There may be no better example than the wood thrush.
Threats
Only half the number of thrushes are around now than there were in the 1960s. The birds have been killed off by everything from feral or wandering neighborhood cats to acid rain destroying its food, according to Cornell.
Other species face the same threats. Habitat loss is the big one. Woodlands get timbered, grasslands plowed over, native plant and insect food lost as a place develops. New predators, parasites and poisons are introduced by humans.
“We want to keep common birds common, and we’re not even doing that,” said Pete Marra, one of the authors of the Cornell study.
The key word here is biome, a landscape-scale community of animals and plants that thrive because of each other.
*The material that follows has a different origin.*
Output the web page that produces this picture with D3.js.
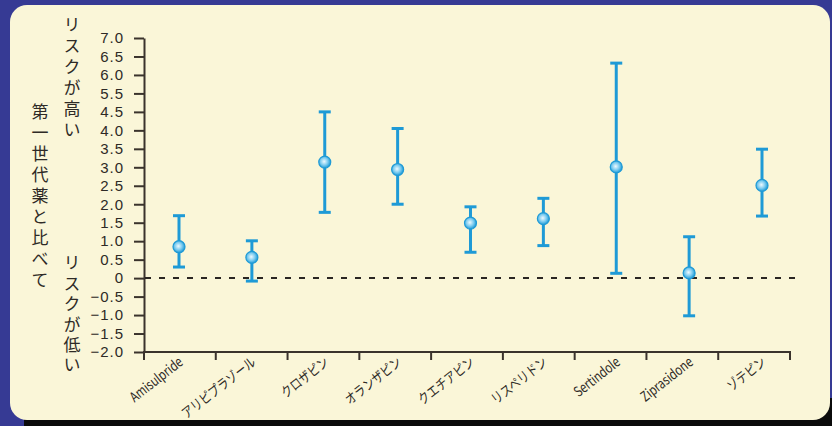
<!DOCTYPE html>
<html>
<head>
<meta charset="utf-8">
<script src="https://cdn.jsdelivr.net/npm/d3@7"></script>
<style>
  html, body { margin: 0; padding: 0; background: #363a94; }
  svg { display: block; }
</style>
</head>
<body>
<svg id="chart" width="832" height="426"></svg>
<script>
// Drug names along the x axis
const categories = ["Amisulpride", "アリピプラゾール", "クロザピン", "オランザピン", "クエチアピン",
                    "リスペリドン", "Sertindole", "Ziprasidone", "ゾテピン"];
// Point estimate and interval bounds per drug
const estimate = [0.85, 0.56, 3.14, 2.94, 1.49, 1.61, 3.01, 0.14, 2.51];
const lower    = [0.30, -0.08, 1.78, 2.00, 0.70, 0.88, 0.13, -1.02, 1.68];
const upper    = [1.69, 1.01, 4.50, 4.05, 1.93, 2.16, 5.82, 1.12, 3.49];
// Y axis tick positions and the labels printed at them
const yTickValues = [-2, -1.5, -1, -0.5, 0, 0.5, 1, 1.5, 2, 2.5, 3, 3.5, 4, 4.5, 5, 5.5, 6, 6.5];
const yTickLabels = ["−2.0", "−1.5", "−1.0", "−0.5", "0", "0.5", "1.0", "1.5", "2.0", "2.5",
                     "3.0", "3.5", "4.0", "4.5", "5.5", "6.0", "6.5", "7.0"];
// Axis titles
const titleMain = "第一世代薬と比べて";
const titleHigh = "リスクが高い";
const titleLow  = "リスクが低い";

const svg = d3.select("#chart");
const W = 832, H = 426;

// Frame: blue backdrop, dark drop shadow, cream rounded panel
svg.append("rect").attr("width", W).attr("height", H).attr("fill", "#363a94");
svg.append("rect").attr("x", 24).attr("y", 398).attr("width", W - 24).attr("height", H - 398).attr("fill", "#0b0b0b");
svg.append("rect").attr("x", 10).attr("y", 5).attr("width", 820).attr("height", 415)
  .attr("rx", 17).attr("ry", 17).attr("fill", "#faf6d8");

const defs = svg.append("defs");
const grad = defs.append("radialGradient").attr("id", "dotGrad")
  .attr("cx", "45%").attr("cy", "45%").attr("r", "55%");
grad.append("stop").attr("offset", "0%").attr("stop-color", "#eef9fe");
grad.append("stop").attr("offset", "55%").attr("stop-color", "#7fcdf0");
grad.append("stop").attr("offset", "100%").attr("stop-color", "#1e9ad6");

const axisColor = "#3a332c";
const textColor = "#2e2a26";
const barColor = "#1e9ad6";

// Scales
const y = d3.scaleLinear().domain([-2, 6.5]).range([352, 38]);
const xBand = d3.scaleBand().domain(categories).range([144, 790]);
const x = d3.scalePoint().domain(categories).range([179, 762]);

// Y axis
const yAxis = d3.axisLeft(y)
  .tickValues(yTickValues)
  .tickFormat((d, i) => yTickLabels[i])
  .tickSize(10)
  .tickSizeOuter(0)
  .tickPadding(10);
const gy = svg.append("g").attr("transform", "translate(144,0)").call(yAxis);
gy.select(".domain").attr("stroke", axisColor).attr("stroke-width", 2);
gy.selectAll(".tick line").attr("stroke", axisColor).attr("stroke-width", 2);
gy.selectAll(".tick text")
  .attr("fill", textColor)
  .style("font-family", "'Liberation Sans Narrow', 'Liberation Sans', Arial, sans-serif")
  .style("font-size", "15px")
  .style("letter-spacing", "1px");

// X axis: baseline with ticks at category boundaries
const boundaries = categories.map(c => xBand(c)).concat([xBand.range()[1]]);
svg.append("line")
  .attr("x1", 143).attr("x2", 791)
  .attr("y1", y(-2)).attr("y2", y(-2))
  .attr("stroke", axisColor).attr("stroke-width", 2);
svg.append("g").selectAll("line").data(boundaries).join("line")
  .attr("x1", d => d).attr("x2", d => d)
  .attr("y1", y(-2)).attr("y2", y(-2) + 8)
  .attr("stroke", axisColor).attr("stroke-width", 2);

// Category labels, slanted and condensed
svg.append("g").selectAll("text").data(categories).join("text")
  .attr("transform", d => `translate(${x(d) + 5},${y(-2) + 12}) rotate(-38) scale(0.8,1)`)
  .attr("text-anchor", "end")
  .attr("fill", textColor)
  .style("font-family", "'Noto Sans CJK JP', sans-serif")
  .style("font-size", "14px")
  .text(d => d);

// Zero reference line
svg.append("line")
  .attr("x1", 145).attr("x2", 797)
  .attr("y1", y(0)).attr("y2", y(0))
  .attr("stroke", "#2a2622").attr("stroke-width", 2)
  .attr("stroke-dasharray", "6,8");

// Error bars and estimate markers
const rows = categories.map((c, i) => ({ c, est: estimate[i], lo: lower[i], hi: upper[i] }));
const g = svg.append("g");
g.selectAll(".whisker").data(rows).join("line").attr("class", "whisker")
  .attr("x1", d => x(d.c)).attr("x2", d => x(d.c))
  .attr("y1", d => y(d.lo)).attr("y2", d => y(d.hi))
  .attr("stroke", barColor).attr("stroke-width", 3);
g.selectAll(".capHi").data(rows).join("line").attr("class", "capHi")
  .attr("x1", d => x(d.c) - 6).attr("x2", d => x(d.c) + 6)
  .attr("y1", d => y(d.hi)).attr("y2", d => y(d.hi))
  .attr("stroke", barColor).attr("stroke-width", 3);
g.selectAll(".capLo").data(rows).join("line").attr("class", "capLo")
  .attr("x1", d => x(d.c) - 6).attr("x2", d => x(d.c) + 6)
  .attr("y1", d => y(d.lo)).attr("y2", d => y(d.lo))
  .attr("stroke", barColor).attr("stroke-width", 3);
g.selectAll(".dot").data(rows).join("circle").attr("class", "dot")
  .attr("cx", d => x(d.c)).attr("cy", d => y(d.est))
  .attr("r", 6)
  .attr("fill", "url(#dotGrad)")
  .attr("stroke", barColor).attr("stroke-width", 1.2);

// Vertical Japanese titles
function verticalText(str, cx, top, spacing) {
  svg.append("text")
    .attr("x", cx)
    .attr("y", top)
    .attr("fill", textColor)
    .style("writing-mode", "vertical-rl")
    .style("font-family", "'Noto Sans CJK JP', sans-serif")
    .style("font-size", "17px")
    .style("letter-spacing", spacing + "px")
    .text(str);
}
verticalText(titleMain, 40, 103.5, 4);
verticalText(titleHigh, 72, 16.5, 4);
verticalText(titleLow, 72, 254.5, 3.4);
</script>
</body>
</html>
South Carolina is rich in biomes — more than a million acres have been conserved privately or in public land in the eight coastal counties alone, and corridors are being protected to connect them. Two-thirds of the state, nearly 13 million acres, is forest. An estimated 400,000 more acres are coastal marsh.
For the birds
What you can do:
- Landscape with native plants that feed birds. Plants are better than bird feeders because they provide a more permanent food source.
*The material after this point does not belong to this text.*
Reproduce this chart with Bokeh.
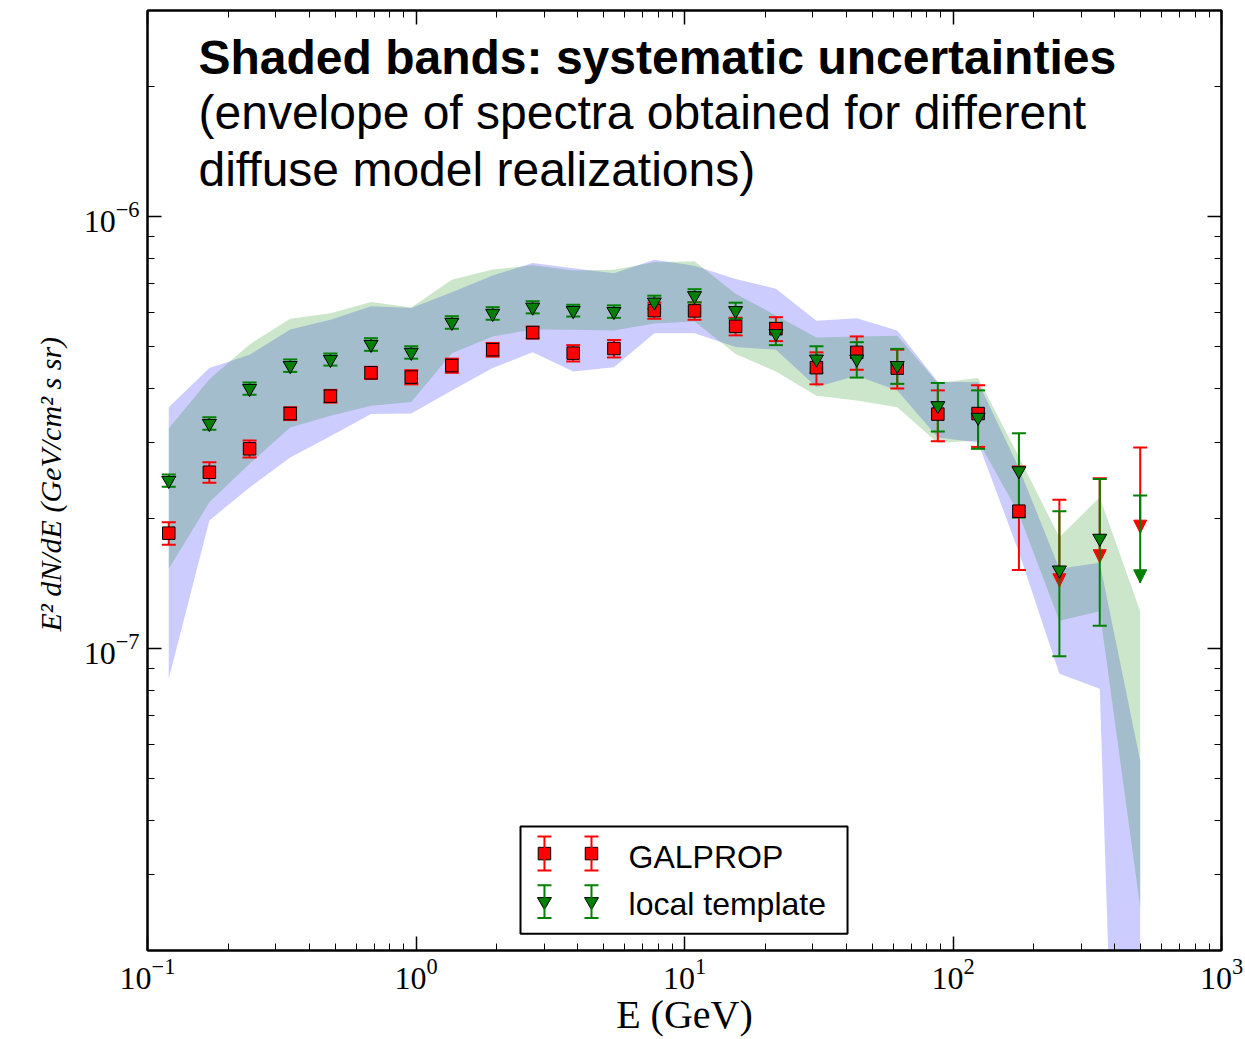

- Restrict pets, particularly cats.
- Mark, net or screen windows that reflect natural landscape, to keep birds from crashing into them.
- Invest in solar and other alternative power. Reduce gasoline and other fossil fuel use. Avoid beach areas where migrating birds nest and feed.
- Go to climate.audubon.org for a zoom-in “climate visualization” look at your ZIP code area showing birds species that are vulnerable, the threats and more what-to-do tips.
But the state is the ninth-fastest growing in the country. It has seen an accelerating trend of a warmer annual mean, or average temperature, since the 1980s, with a huge spike in the past decade.
The Audubon report found that 64 percent of more than 600 species studied across both breeding and wintering biomes would be disturbed or displaced as climate warming changes the landscape. The report called for broad and comprehensive climate legislation.
“There is a lot of cause for concern if birds can’t adapt. People say all the time they see smaller flocks, fewer numbers of birds,” said Johnson of South Carolina Audubon.
“Looking at the birds on this (report) list, you’ll see some of our most iconic species in South Carolina. Tundra Swans will be affected. Brown-headed Nuthatches, with their ‘squeaky-toy’ calls echoing through our pine woodlands, are also on this list. Even common species, like American robins, will likely see changes,” he said.
Haven
Not all bird species are declining in the state. Some wetlands species, such as the endangered wood stork, have made remarkable comebacks, mostly because of habitat management efforts.
Yet others are threatened. The bugling tundra swans are among the most vulnerable to displacement because South Carolina is the far southern edge of the arctic bird’s wintering range.
South Carolina has been a leader in the sort of conservation measures needed to stem the declines, with efforts such as the large scale and “corridor” conservation, cultivating open lands to foster birds and other animals.
There are any number of innovative projects underway, from longleaf forest restoration to a cooperative planting of Carolina Gold rice fields in the Santee National Wildlife Refuge along Lake Marion.
Under contract with the U.S. Fish and Wildlife Service this year, a farmer cleared and planted 25 acres in wetland impoundments that had been overrun by invasive alligator weed. The farmer is selling the recent harvest to customers such as downtown restaurants in Charleston, said Garrett Wilkerson, refuge manager.
The rice plants will be left as natural forage for any number of bird species, from bobolinks to wood storks — at no extra cost to the taxpayers.
Refuge managers hope to extend the project, rotating plantings through more of its 10,000 acres of impoundments.
“This is a win-win-win, benefiting wildlife and everyone from foodies to farmers to conservationists,” said Charleston ornithologist and conservationist Nathan Dias.